# is urban decay really going out of business?



## mandyjw82 (Mar 9, 2005)

i hope not  
	

	
	
		
		

		
			





  i love ud


----------



## kensbarbie1017 (Mar 9, 2005)

Nope! They have a whole new collection coming out very soon.


----------



## PnkCosmo (Mar 9, 2005)

Urban Decay is NOT going out of business. 

They're just putting some items on sale so that people will try them. They probably just have overstock right now. 

The cream e/s are NOT being discontinued either.

They're actually coming out with 4 new metallic cream e/s. They're in a similar formula to the Shiseido cream e/s. They're very silky & smooth. Great for layering, and you can even use them to highlight the face & lips.

They're also coming out with the new re-formulated Surreal Skin foundations in June. They will also have some new liquid concealers.


----------



## mandyjw82 (Mar 9, 2005)

yay! thanks=)


----------



## CantMAKEUPmyMIND (Mar 9, 2005)

Yay! I'm glad! I almost died when I read that someone had heard that they were! Love UD!


----------



## mandyjw82 (Mar 9, 2005)

yes on the ud site


----------



## PnkCosmo (Mar 10, 2005)

Quote:

   Originally Posted by *MelloGeek* 
_Hey Pink Cosmo, are UD shadows on sale and if so, where? The UD site? Im really itching for Hex._

 
The regular e/s aren't on sale, just the cream e/s.
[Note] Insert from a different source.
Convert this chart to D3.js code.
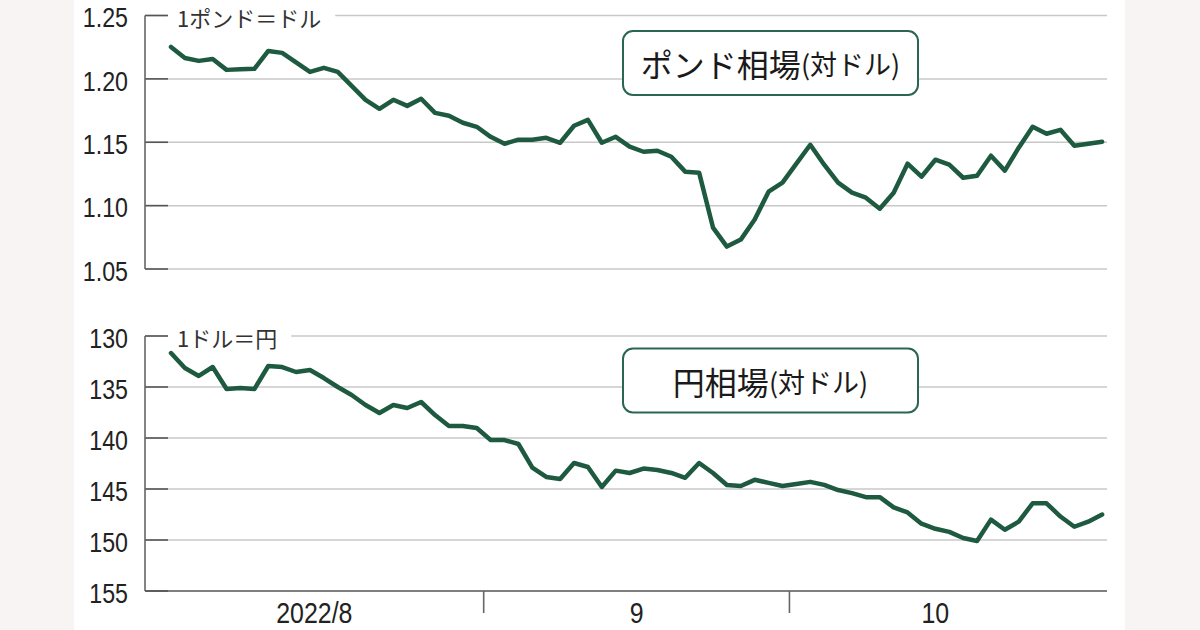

Hmmm.....never heard of a UD e/s called Hex. Maybe you're thinking of MAC Vex?


----------



## mrsdivajen (Mar 10, 2005)

whew! I freaked out there for a second!! A world without UD? THE HUMANITY!!!


----------



## RougedAndReady (Mar 21, 2005)

SOME of the powder eyeshadows are indeed on sale. They're in the RIP section. All items in the RIP section ARE going to be discontinued, but not all "clearance" items are in the RIP section. HTHS


----------



## smilezlie (Mar 23, 2005)

geeze i almost had a little mini heart attack. 

a world without midnight cowboy eyeshadow is a world i do not wish to live in. end of story!


----------



## PnkCosmo (Mar 24, 2005)

Quote:

   Originally Posted by *RougedAndReady* 
_SOME of the powder eyeshadows are indeed on sale. They're in the RIP section. All items in the RIP section ARE going to be discontinued, but not all "clearance" items are in the RIP section. HTHS_

 
I was talking about the 40% off sale. The cream e/s are 40% off.
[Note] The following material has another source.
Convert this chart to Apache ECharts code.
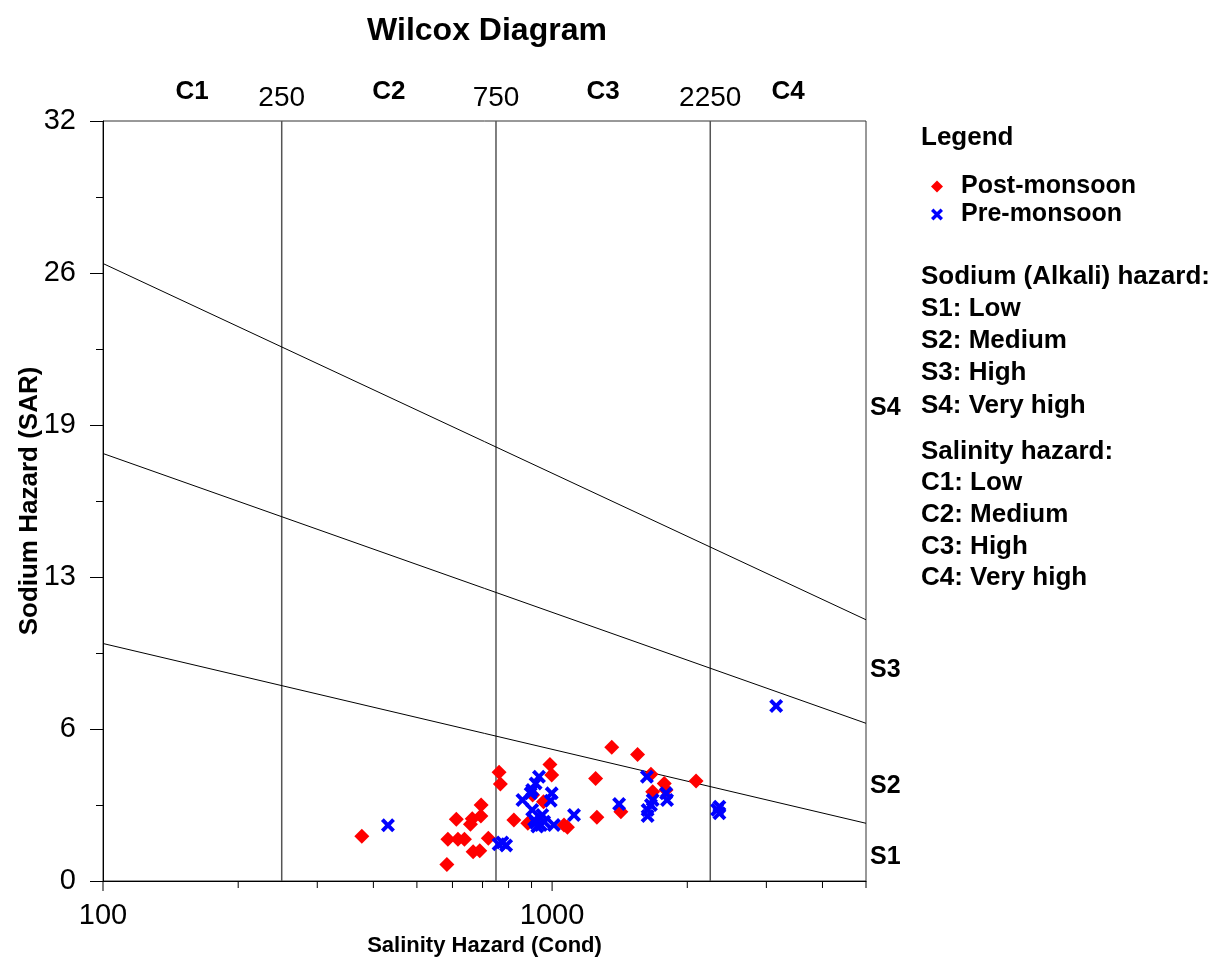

Yes, some of the regular e/s are in the RIP section on clearance, as they are being discontinued.

The sale items & RIP items are totally different. None of the sale items are on "clearance" b/c they are still going to be available. They just want people to try the products, so they are on sale.


----------



## PnkCosmo (Mar 24, 2005)

Quote:

   Originally Posted by *smilezlie* 
_geeze i almost had a little mini heart attack. 
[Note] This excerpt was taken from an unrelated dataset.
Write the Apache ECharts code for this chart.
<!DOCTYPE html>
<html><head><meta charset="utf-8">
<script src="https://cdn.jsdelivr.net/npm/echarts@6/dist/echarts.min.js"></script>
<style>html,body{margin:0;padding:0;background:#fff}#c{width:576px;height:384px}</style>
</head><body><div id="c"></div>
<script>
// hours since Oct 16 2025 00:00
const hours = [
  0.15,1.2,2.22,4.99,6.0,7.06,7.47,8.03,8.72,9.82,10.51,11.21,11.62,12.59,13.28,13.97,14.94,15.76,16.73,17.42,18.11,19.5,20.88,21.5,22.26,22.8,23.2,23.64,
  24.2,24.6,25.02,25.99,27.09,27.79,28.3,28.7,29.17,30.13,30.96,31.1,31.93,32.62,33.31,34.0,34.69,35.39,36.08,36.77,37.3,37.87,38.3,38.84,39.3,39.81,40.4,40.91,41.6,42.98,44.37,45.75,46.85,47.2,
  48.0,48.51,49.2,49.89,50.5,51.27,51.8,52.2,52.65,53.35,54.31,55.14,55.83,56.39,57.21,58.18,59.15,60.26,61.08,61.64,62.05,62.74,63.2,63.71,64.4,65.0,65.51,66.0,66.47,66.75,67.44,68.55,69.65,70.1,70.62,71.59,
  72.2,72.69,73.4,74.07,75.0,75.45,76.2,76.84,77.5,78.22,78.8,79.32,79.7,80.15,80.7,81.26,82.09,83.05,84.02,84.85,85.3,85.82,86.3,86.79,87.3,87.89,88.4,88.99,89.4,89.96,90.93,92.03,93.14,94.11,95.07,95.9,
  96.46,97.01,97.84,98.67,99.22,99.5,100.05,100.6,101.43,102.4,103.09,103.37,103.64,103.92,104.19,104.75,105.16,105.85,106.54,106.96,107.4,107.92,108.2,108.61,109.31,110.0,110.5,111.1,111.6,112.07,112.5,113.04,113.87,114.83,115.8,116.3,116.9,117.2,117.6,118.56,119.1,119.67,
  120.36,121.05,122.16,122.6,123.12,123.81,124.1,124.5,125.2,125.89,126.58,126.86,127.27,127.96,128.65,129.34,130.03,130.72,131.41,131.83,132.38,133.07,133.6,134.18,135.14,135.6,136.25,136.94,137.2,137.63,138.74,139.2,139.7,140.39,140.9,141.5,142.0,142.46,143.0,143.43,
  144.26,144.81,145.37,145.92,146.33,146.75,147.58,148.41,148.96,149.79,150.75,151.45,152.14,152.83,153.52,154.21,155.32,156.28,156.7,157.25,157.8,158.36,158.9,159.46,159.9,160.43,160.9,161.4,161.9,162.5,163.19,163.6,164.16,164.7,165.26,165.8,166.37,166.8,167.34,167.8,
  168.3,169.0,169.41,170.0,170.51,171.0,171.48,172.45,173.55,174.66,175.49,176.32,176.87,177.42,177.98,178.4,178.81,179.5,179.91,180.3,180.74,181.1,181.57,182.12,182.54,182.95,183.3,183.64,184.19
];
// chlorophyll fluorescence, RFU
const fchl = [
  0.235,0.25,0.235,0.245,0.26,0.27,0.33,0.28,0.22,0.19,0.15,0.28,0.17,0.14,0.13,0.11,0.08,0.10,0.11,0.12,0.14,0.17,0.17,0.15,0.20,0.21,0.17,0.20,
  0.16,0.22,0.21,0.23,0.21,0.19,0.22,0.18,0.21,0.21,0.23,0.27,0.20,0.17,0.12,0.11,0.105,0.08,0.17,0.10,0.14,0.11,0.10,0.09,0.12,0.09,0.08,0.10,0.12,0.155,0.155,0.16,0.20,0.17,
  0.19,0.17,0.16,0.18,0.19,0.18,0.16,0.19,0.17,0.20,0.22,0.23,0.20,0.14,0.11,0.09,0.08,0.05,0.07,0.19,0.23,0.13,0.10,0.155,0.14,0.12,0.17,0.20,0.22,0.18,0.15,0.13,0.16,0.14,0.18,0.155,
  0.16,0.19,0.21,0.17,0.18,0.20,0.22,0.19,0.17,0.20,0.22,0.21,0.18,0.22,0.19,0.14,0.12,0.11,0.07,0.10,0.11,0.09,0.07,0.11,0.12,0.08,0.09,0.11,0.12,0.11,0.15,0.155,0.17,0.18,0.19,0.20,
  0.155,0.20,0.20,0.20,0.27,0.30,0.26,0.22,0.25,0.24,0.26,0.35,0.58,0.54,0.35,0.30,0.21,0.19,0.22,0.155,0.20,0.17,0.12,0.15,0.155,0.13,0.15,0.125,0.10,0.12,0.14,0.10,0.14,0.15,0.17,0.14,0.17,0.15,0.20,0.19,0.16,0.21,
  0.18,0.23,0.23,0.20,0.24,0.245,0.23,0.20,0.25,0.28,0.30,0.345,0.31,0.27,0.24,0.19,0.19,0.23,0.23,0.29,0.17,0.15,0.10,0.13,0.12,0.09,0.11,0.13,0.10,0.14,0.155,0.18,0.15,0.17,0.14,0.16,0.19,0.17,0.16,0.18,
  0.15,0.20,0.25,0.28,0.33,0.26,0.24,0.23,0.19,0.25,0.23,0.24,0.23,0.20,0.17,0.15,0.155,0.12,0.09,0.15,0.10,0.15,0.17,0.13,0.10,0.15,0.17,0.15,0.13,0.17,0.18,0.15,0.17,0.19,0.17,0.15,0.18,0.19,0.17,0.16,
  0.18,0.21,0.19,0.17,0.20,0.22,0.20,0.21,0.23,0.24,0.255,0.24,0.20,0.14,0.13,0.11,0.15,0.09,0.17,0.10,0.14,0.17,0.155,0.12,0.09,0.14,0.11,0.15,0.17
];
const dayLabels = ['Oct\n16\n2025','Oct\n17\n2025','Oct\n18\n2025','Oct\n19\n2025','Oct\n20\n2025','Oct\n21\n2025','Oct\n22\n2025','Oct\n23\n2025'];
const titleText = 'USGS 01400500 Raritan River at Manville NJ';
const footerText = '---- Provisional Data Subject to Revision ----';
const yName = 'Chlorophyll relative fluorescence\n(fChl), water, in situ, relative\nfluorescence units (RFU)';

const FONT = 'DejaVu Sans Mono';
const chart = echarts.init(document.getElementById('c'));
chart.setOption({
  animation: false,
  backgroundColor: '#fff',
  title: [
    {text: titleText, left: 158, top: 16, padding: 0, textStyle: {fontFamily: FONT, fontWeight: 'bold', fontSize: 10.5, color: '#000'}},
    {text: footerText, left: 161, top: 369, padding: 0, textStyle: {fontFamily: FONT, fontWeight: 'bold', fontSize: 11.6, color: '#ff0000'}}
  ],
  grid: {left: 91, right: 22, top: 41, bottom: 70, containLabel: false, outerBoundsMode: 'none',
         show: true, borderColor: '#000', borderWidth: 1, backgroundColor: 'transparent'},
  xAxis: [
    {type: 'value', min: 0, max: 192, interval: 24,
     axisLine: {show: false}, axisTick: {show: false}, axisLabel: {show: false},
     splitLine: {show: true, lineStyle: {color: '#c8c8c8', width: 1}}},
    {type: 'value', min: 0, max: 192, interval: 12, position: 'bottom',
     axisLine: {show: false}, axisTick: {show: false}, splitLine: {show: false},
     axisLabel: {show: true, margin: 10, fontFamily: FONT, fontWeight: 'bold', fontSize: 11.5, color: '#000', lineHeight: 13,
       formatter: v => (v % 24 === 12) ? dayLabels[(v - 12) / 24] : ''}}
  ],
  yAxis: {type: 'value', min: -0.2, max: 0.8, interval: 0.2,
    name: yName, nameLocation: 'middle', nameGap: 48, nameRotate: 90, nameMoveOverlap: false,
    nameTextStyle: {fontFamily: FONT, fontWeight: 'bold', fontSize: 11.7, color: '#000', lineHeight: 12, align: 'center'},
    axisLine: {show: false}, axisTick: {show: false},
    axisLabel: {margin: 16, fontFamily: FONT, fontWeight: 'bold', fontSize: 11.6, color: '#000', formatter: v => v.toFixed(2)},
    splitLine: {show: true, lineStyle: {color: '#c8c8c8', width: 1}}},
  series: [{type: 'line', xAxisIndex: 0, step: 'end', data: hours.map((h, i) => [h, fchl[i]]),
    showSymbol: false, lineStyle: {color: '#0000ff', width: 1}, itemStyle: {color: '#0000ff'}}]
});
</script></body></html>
a world without midnight cowboy eyeshadow is a world i do not wish to live in. end of story!_

 
Have you tried the Midnight Cowboy cream e/s?

It's even better!! You get the same beige base w/silver sparkles, but none of the fall off!!


----------



## smilezlie (Mar 24, 2005)

Quote:

   Originally Posted by *PnkCosmo* 
_ Quote:

   Originally Posted by *smilezlie* 
geeze i almost had a little mini heart attack. 

a world without midnight cowboy eyeshadow is a world i do not wish to live in. end of story!

 
Have you tried the Midnight Cowboy cream e/s?

It's even better!! You get the same beige base w/silver sparkles, but none of the fall off!!_

 
that is something to think about! maybe i will give it a try this paycheck. i go through midnight cowboy e/s like crazy. its my messy little makeup staple. i dunno why i think a sandy beige is the prettiest color ever but i do. 

as far as falloff goes im guilty of just leaving it. im normally in such a hurry to get to work that im like "eh, saves me money on loose glitter!"


----------